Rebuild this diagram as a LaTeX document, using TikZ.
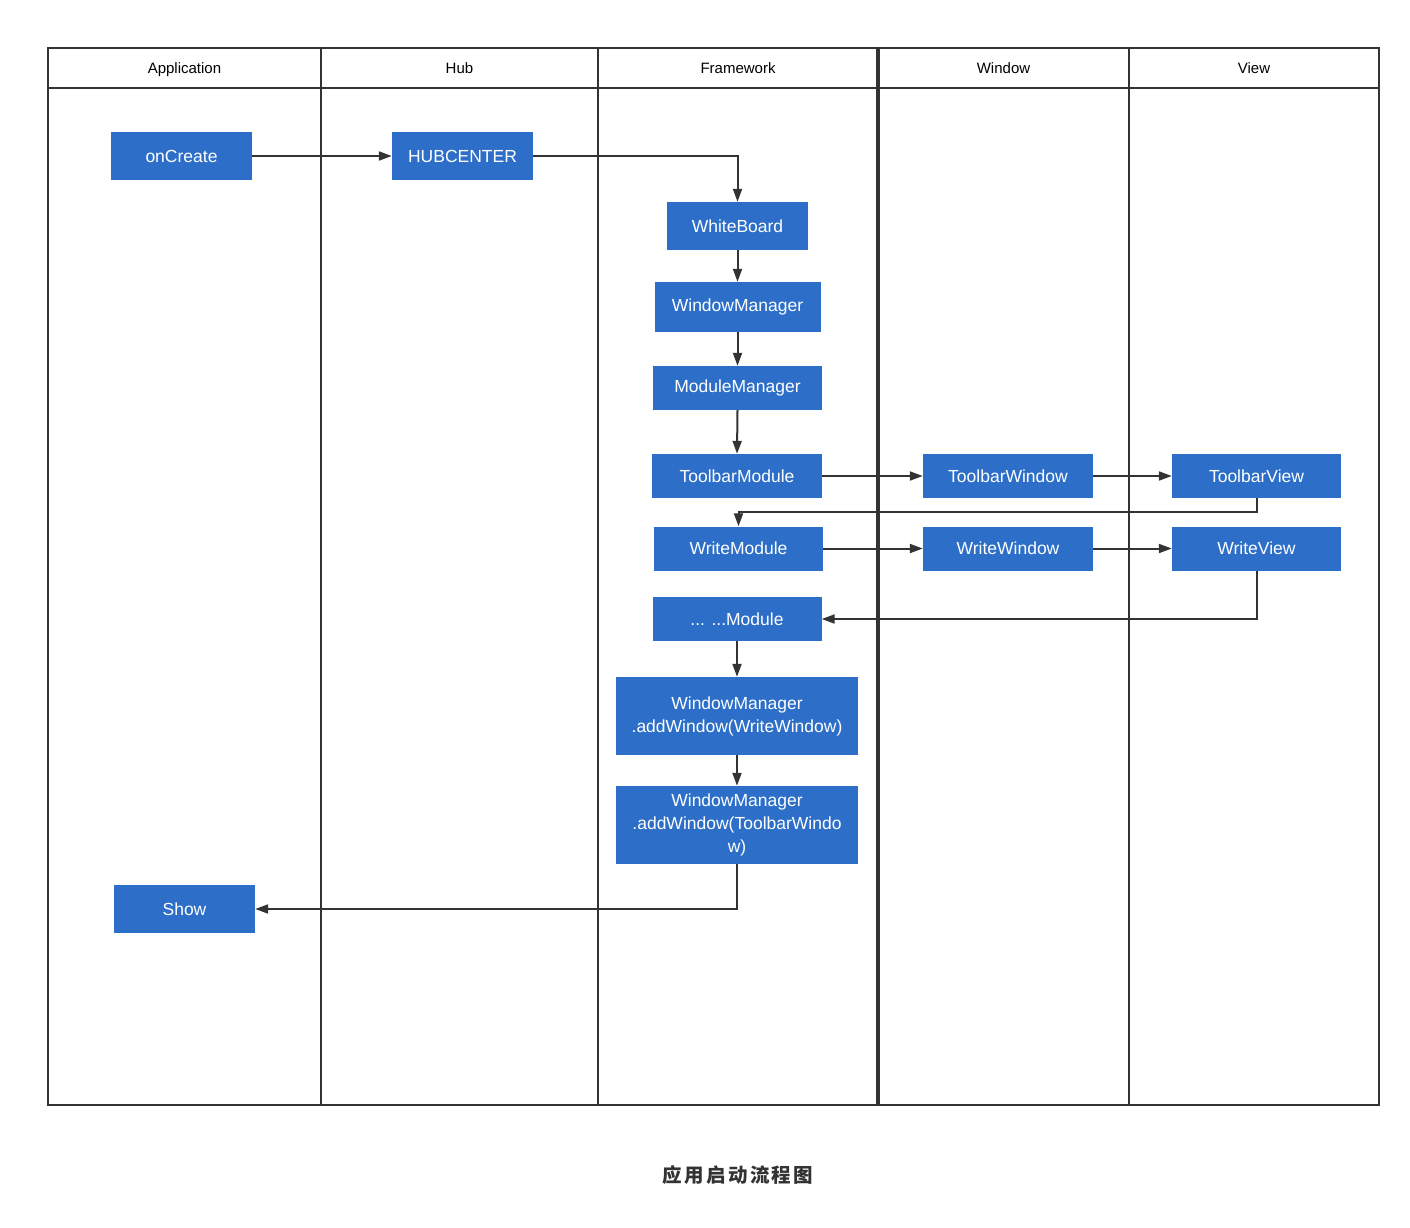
\documentclass[tikz,border=0pt]{standalone}
\usepackage{fontspec}
\setmainfont{Liberation Sans}
\newfontfamily\cjkfont{Noto Sans CJK SC}
\usetikzlibrary{arrows.meta}
\definecolor{boxblue}{RGB}{45,111,200}
\definecolor{ink}{RGB}{51,51,51}
\begin{document}
\begin{tikzpicture}[x=1pt,y=-1pt,
  stepbox/.style={fill=boxblue, text=white, inner sep=0pt, align=center,
    font=\fontsize{17.5}{23}\selectfont},
  lane/.style={draw=ink, line width=1.9pt},
  head/.style={font=\fontsize{15}{18}\selectfont, text=black, anchor=base},
  flow/.style={draw=ink, line width=2pt, -{Triangle[length=13pt,width=9pt]}},
]
\useasboundingbox[fill=white] (0,0) rectangle (1410,1227);

% swimlanes
\draw[lane] (48,48) rectangle (1379,1105);
\draw[lane] (48,88) -- (1379,88);
\draw[lane] (321,48) -- (321,1105);
\draw[lane] (598,48) -- (598,1105);
\draw[lane, line width=3.6pt] (878,48) -- (878,1105);
\draw[lane] (1129,48) -- (1129,1105);

\node[head] (hApp) at (184.5,73) {Application};
\node[head] (hHub) at (459.5,73) {Hub};
\node[head] (hFw)  at (738,73) {Framework};
\node[head] (hWin) at (1003.5,73) {Window};
\node[head] (hView) at (1254,73) {View};

% process steps
\node[stepbox, minimum width=141, minimum height=48] (oncreate) at (181.5,156) {onCreate};
\node[stepbox, minimum width=141, minimum height=48] (hub) at (462.5,156) {HUBCENTER};
\node[stepbox, minimum width=141, minimum height=48] (wb) at (737.5,226) {WhiteBoard};
\node[stepbox, minimum width=166, minimum height=50] (wm) at (737.5,307) {WindowManager};
\node[stepbox, minimum width=169, minimum height=44] (mm) at (737.5,388) {ModuleManager};
\node[stepbox, minimum width=170, minimum height=44] (tm) at (737,476) {ToolbarModule};
\node[stepbox, minimum width=170, minimum height=44] (tw) at (1008,476) {ToolbarWindow};
\node[stepbox, minimum width=169, minimum height=44] (tv) at (1256.5,476) {ToolbarView};
\node[stepbox, minimum width=169, minimum height=44] (wrm) at (738.5,548.5) {WriteModule};
\node[stepbox, minimum width=170, minimum height=44] (ww) at (1008,548.5) {WriteWindow};
\node[stepbox, minimum width=169, minimum height=44] (wv) at (1256.5,548.5) {WriteView};
\node[stepbox, minimum width=169, minimum height=44] (dm) at (737,619) {... ...Module};
\node[stepbox, minimum width=242, minimum height=78] (addw) at (737,716)
  {WindowManager\\.addWindow(WriteWindow)};
\node[stepbox, minimum width=242, minimum height=78] (addt) at (737,825)
  {WindowManager\\.addWindow(ToolbarWindo\\w)};
\node[stepbox, minimum width=141, minimum height=48] (show) at (184.5,909) {Show};

% connectors
\draw[flow] (oncreate) -- (hub);
\draw[flow] (hub.east) -| (wb.north);
\draw[flow] (wb) -- (wm);
\draw[flow] (wm) -- (mm);
\draw[flow] (mm.south) -- (tm.north);
\draw[flow] (tm) -- (tw);
\draw[flow] (tw) -- (tv);
\draw[flow] (tv.south) -- ++(0,14) -| (wrm.north);
\draw[flow] (wrm) -- (ww);
\draw[flow] (ww) -- (wv);
\draw[flow] (wv.south) |- (dm.east);
\draw[flow] (dm) -- (addw);
\draw[flow] (addw) -- (addt);
\draw[flow] (addt.south) |- (show.east);

% caption
\node[font=\cjkfont\fontsize{19.5}{24}\selectfont\bfseries\addfontfeature{LetterSpace=12}, text=ink]
  (title) at (738,1175) {应用启动流程图};
\end{tikzpicture}
\end{document}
····················
◆ Task
Quote everything in the listing above exactly; pictures are the only thing to omit.

◆ Exercise response
Rebuild this diagram as a LaTeX document, using TikZ.
\documentclass[tikz,border=0pt]{standalone}
\usepackage{fontspec}
\setmainfont{Liberation Sans}
\newfontfamily\cjkfont{Noto Sans CJK SC}
\usetikzlibrary{arrows.meta}
\definecolor{boxblue}{RGB}{45,111,200}
\definecolor{ink}{RGB}{51,51,51}
\begin{document}
\begin{tikzpicture}[x=1pt,y=-1pt,
  stepbox/.style={fill=boxblue, text=white, inner sep=0pt, align=center,
    font=\fontsize{17.5}{23}\selectfont},
  lane/.style={draw=ink, line width=1.9pt},
  head/.style={font=\fontsize{15}{18}\selectfont, text=black, anchor=base},
  flow/.style={draw=ink, line width=2pt, -{Triangle[length=13pt,width=9pt]}},
]
\useasboundingbox[fill=white] (0,0) rectangle (1410,1227);

% swimlanes
\draw[lane] (48,48) rectangle (1379,1105);
\draw[lane] (48,88) -- (1379,88);
\draw[lane] (321,48) -- (321,1105);
\draw[lane] (598,48) -- (598,1105);
\draw[lane, line width=3.6pt] (878,48) -- (878,1105);
\draw[lane] (1129,48) -- (1129,1105);

\node[head] (hApp) at (184.5,73) {Application};
\node[head] (hHub) at (459.5,73) {Hub};
\node[head] (hFw)  at (738,73) {Framework};
\node[head] (hWin) at (1003.5,73) {Window};
\node[head] (hView) at (1254,73) {View};

% process steps
\node[stepbox, minimum width=141, minimum height=48] (oncreate) at (181.5,156) {onCreate};
\node[stepbox, minimum width=141, minimum height=48] (hub) at (462.5,156) {HUBCENTER};
\node[stepbox, minimum width=141, minimum height=48] (wb) at (737.5,226) {WhiteBoard};
\node[stepbox, minimum width=166, minimum height=50] (wm) at (737.5,307) {WindowManager};
\node[stepbox, minimum width=169, minimum height=44] (mm) at (737.5,388) {ModuleManager};
\node[stepbox, minimum width=170, minimum height=44] (tm) at (737,476) {ToolbarModule};
\node[stepbox, minimum width=170, minimum height=44] (tw) at (1008,476) {ToolbarWindow};
\node[stepbox, minimum width=169, minimum height=44] (tv) at (1256.5,476) {ToolbarView};
\node[stepbox, minimum width=169, minimum height=44] (wrm) at (738.5,548.5) {WriteModule};
\node[stepbox, minimum width=170, minimum height=44] (ww) at (1008,548.5) {WriteWindow};
\node[stepbox, minimum width=169, minimum height=44] (wv) at (1256.5,548.5) {WriteView};
\node[stepbox, minimum width=169, minimum height=44] (dm) at (737,619) {... ...Module};
\node[stepbox, minimum width=242, minimum height=78] (addw) at (737,716)
  {WindowManager\\.addWindow(WriteWindow)};
\node[stepbox, minimum width=242, minimum height=78] (addt) at (737,825)
  {WindowManager\\.addWindow(ToolbarWindo\\w)};
\node[stepbox, minimum width=141, minimum height=48] (show) at (184.5,909) {Show};

% connectors
\draw[flow] (oncreate) -- (hub);
\draw[flow] (hub.east) -| (wb.north);
\draw[flow] (wb) -- (wm);
\draw[flow] (wm) -- (mm);
\draw[flow] (mm.south) -- (tm.north);
\draw[flow] (tm) -- (tw);
\draw[flow] (tw) -- (tv);
\draw[flow] (tv.south) -- ++(0,14) -| (wrm.north);
\draw[flow] (wrm) -- (ww);
\draw[flow] (ww) -- (wv);
\draw[flow] (wv.south) |- (dm.east);
\draw[flow] (dm) -- (addw);
\draw[flow] (addw) -- (addt);
\draw[flow] (addt.south) |- (show.east);

% caption
\node[font=\cjkfont\fontsize{19.5}{24}\selectfont\bfseries\addfontfeature{LetterSpace=12}, text=ink]
  (title) at (738,1175) {应用启动流程图};
\end{tikzpicture}
\end{document}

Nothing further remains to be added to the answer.